Zohran Mamdani’s victory in New York’s mayoral race — achieved despite a campaign marked by Islamophobic attacks — has drawn wide attention. As the city’s first Muslim mayor-elect, Mamdani has promised to represent all New Yorkers while actively opposing policies advanced by President Donald Trump. His rise has prompted comparisons to Sadiq Khan in London, who became a visible municipal check on then-UK Prime Minister Boris Johnson. That raises a larger question: do mayors now serve as a frontline resistance to right-wing national governments?
The mayor’s office is an influential platform. Mayors control municipal budgets, oversee police and public services, set local regulatory priorities, and can mobilize city resources and personnel. They also command civic visibility and can shape public debates through speeches, proclamations, and high-profile legal or policy challenges. Those levers allow progressive city leaders to blunt or contradict federal policies on immigration, policing, climate, housing, and public health.

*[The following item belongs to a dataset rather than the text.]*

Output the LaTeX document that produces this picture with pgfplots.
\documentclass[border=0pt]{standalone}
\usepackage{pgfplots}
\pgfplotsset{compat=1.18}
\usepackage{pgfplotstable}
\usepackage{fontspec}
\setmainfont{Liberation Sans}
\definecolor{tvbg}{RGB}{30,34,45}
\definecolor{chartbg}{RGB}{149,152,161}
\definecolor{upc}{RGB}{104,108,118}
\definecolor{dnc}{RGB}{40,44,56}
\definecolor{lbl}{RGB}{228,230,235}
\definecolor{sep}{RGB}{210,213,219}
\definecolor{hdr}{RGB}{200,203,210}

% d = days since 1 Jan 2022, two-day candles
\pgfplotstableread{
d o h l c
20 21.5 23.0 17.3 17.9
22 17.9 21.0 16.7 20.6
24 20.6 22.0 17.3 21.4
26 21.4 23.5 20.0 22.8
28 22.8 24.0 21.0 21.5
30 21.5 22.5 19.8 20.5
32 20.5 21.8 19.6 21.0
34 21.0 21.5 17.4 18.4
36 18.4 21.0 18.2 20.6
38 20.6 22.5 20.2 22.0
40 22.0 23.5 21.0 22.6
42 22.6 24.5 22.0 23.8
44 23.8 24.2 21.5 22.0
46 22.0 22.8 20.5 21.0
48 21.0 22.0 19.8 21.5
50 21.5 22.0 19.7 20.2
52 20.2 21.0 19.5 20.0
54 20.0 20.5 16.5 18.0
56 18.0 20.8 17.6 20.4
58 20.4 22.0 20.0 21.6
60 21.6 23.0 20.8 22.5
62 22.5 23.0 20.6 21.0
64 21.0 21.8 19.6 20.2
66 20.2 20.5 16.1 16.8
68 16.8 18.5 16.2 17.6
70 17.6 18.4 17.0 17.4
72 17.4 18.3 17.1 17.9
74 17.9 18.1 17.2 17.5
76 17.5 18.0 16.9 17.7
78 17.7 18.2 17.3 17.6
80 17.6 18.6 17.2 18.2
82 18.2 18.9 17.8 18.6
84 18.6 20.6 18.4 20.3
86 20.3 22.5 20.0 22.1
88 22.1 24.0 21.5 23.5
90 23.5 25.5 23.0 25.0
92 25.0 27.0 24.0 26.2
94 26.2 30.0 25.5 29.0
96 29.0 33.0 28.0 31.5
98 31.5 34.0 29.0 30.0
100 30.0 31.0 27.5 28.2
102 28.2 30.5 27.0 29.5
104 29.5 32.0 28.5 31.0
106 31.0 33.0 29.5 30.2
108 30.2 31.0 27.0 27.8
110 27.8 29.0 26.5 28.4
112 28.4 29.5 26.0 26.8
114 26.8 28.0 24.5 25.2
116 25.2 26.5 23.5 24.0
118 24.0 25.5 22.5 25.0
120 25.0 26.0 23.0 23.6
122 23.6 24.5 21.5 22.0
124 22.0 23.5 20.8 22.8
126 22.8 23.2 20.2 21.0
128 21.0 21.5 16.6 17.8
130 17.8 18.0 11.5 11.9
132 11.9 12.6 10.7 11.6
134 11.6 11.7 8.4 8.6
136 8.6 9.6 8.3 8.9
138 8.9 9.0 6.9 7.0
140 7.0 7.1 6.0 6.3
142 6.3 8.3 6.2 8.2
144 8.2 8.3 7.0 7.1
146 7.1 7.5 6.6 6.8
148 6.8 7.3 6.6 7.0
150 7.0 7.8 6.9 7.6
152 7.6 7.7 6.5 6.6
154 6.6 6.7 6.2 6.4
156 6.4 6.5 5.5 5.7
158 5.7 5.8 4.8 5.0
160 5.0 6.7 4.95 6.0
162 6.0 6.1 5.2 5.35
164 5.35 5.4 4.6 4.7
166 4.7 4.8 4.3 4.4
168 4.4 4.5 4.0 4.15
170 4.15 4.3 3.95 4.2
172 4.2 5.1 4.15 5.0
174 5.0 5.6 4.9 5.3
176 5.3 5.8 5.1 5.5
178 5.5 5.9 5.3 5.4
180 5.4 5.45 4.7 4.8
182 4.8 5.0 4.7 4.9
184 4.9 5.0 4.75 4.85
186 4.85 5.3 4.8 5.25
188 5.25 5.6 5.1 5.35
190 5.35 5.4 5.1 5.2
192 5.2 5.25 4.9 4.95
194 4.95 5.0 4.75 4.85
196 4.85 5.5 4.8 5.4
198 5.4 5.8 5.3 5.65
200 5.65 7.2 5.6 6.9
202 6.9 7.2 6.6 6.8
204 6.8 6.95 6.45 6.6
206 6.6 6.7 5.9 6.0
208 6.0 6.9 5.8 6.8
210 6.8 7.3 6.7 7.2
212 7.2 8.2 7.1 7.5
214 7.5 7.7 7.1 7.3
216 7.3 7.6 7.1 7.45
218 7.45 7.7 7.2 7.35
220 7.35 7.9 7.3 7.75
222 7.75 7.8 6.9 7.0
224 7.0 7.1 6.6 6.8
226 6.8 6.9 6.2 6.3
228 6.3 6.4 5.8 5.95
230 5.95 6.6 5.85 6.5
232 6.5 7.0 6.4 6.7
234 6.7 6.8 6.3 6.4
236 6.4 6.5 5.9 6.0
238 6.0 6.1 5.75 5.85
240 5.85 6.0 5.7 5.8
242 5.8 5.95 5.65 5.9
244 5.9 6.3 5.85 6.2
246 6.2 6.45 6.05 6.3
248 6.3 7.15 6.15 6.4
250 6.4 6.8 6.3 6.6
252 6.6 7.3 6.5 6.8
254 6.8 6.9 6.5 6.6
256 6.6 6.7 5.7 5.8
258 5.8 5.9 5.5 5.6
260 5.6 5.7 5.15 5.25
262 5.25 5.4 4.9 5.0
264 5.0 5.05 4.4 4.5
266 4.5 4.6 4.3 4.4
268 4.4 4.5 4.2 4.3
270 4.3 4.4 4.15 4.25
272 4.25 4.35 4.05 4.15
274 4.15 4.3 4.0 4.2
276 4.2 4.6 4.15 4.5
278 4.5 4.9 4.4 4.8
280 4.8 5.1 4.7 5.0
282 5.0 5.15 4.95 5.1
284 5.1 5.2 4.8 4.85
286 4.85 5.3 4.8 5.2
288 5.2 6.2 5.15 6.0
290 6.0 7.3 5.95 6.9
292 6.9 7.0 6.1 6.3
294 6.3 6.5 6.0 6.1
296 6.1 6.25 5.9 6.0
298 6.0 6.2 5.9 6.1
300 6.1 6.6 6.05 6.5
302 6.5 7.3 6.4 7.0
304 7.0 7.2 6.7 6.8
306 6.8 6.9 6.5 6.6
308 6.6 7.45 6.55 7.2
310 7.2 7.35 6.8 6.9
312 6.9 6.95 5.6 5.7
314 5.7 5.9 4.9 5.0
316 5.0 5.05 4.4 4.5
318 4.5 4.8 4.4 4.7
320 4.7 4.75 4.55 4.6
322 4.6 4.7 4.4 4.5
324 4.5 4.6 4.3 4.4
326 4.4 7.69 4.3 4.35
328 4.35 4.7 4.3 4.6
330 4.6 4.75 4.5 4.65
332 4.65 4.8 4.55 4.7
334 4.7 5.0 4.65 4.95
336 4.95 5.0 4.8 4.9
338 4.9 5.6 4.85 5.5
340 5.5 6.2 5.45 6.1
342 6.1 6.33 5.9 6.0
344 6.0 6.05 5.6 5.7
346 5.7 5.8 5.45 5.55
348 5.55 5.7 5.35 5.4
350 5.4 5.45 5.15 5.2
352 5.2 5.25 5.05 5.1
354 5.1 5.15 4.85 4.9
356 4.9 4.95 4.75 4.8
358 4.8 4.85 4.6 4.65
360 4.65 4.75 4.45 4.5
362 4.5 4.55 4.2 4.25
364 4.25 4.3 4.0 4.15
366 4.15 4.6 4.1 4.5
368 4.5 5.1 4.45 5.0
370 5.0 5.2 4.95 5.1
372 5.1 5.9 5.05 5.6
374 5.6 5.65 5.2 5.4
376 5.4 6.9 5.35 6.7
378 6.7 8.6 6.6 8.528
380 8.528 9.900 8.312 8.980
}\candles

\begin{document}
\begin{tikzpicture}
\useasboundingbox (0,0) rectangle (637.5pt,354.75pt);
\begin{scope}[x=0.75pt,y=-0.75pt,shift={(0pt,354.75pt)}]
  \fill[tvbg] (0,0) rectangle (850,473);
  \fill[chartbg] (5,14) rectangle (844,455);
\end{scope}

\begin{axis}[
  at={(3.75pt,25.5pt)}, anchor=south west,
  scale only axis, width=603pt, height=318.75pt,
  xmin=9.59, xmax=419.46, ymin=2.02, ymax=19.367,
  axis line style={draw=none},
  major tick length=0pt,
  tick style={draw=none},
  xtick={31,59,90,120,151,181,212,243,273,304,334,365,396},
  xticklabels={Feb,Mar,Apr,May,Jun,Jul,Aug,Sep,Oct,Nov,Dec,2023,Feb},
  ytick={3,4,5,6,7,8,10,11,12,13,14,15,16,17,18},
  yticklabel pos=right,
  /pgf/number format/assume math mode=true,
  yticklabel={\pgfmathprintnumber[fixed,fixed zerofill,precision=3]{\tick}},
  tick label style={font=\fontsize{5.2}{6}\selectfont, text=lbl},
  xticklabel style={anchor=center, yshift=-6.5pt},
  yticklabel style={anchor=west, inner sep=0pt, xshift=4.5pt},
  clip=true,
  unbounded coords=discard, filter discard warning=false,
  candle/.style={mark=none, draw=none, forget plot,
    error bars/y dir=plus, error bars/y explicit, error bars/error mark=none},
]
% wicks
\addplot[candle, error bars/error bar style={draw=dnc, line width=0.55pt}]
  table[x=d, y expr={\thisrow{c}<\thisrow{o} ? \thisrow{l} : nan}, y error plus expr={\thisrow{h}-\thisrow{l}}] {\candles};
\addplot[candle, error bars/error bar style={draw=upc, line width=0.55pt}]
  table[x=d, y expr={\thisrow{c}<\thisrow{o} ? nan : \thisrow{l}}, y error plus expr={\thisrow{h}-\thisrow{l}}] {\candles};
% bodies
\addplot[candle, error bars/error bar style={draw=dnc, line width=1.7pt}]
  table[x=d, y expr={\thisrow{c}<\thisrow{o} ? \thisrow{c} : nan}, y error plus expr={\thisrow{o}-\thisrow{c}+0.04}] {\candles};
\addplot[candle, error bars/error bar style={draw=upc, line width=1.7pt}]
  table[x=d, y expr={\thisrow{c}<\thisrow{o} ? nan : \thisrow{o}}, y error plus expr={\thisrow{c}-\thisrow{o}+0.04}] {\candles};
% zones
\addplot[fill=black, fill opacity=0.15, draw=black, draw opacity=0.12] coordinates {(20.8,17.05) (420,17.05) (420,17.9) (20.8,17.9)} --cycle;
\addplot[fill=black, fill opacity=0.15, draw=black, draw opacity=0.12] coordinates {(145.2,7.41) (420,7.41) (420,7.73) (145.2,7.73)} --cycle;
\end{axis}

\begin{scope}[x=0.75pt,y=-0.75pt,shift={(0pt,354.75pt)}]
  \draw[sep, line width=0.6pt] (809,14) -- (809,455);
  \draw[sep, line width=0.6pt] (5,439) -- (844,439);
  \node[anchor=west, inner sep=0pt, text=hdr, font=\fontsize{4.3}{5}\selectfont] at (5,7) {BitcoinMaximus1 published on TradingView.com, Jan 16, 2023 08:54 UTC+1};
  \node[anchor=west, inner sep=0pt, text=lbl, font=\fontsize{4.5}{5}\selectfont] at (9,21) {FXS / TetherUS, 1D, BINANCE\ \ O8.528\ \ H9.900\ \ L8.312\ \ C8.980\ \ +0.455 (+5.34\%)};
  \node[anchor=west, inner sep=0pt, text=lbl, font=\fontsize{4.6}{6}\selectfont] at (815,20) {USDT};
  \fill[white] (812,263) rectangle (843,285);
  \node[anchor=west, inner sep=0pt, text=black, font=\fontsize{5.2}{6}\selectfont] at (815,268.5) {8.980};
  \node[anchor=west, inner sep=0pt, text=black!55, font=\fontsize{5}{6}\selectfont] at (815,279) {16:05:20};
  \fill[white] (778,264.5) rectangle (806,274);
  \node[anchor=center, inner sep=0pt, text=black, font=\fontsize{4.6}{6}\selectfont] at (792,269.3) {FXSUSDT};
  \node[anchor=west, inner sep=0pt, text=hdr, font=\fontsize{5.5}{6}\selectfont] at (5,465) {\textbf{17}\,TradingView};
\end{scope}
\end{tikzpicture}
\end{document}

But municipal authority has limits. Constitutional preemption, federal funding dependence, and court challenges can restrict what a mayor can achieve alone. Cities cannot change national immigration law or reverse federal executive orders. They can, however, adopt sanctuary policies, refuse local cooperation with certain federal initiatives, pursue local ordinances that protect vulnerable residents, and join multi-city litigation to challenge federal actions.
If Mamdani intends to position New York as a counterweight to Trump, several realistic tactics are available. He can strengthen sanctuary protections and limit local cooperation with federal immigration enforcement. He can use procurement, zoning, and housing policy to expand affordable housing and protect tenants. He can direct city agencies to prioritize equitable delivery of services and push for criminal justice reforms at the local level. Partnering with advocacy groups, labor unions, legal centers, and other mayors would magnify his influence.
Public messaging and symbolic leadership matter, too. A mayor’s condemnations of discriminatory rhetoric or federal policies can rally communities, shift national conversations, and pressure other officials. Building coalitions with governors, congressional representatives, and a network of progressive cities can transform local actions into a broader political counterweight.
Still, opposition from the federal government — including threats to funding, preemption suits, or regulatory roadblocks — can slow or stall local initiatives. The most durable approach combines bold local policy, careful legal strategy, fiscal planning to withstand federal pressure, and strong alliances at state and national levels.
Mamdani’s election is both symbolic and practical: symbolic because it signals a historic shift in representation, and practical because it gives him the tools to defend and expand rights at the city level. Whether he can meaningfully stand up to Trump will depend on how he leverages municipal powers, builds coalitions, defends against legal and fiscal pushback, and sustains public support.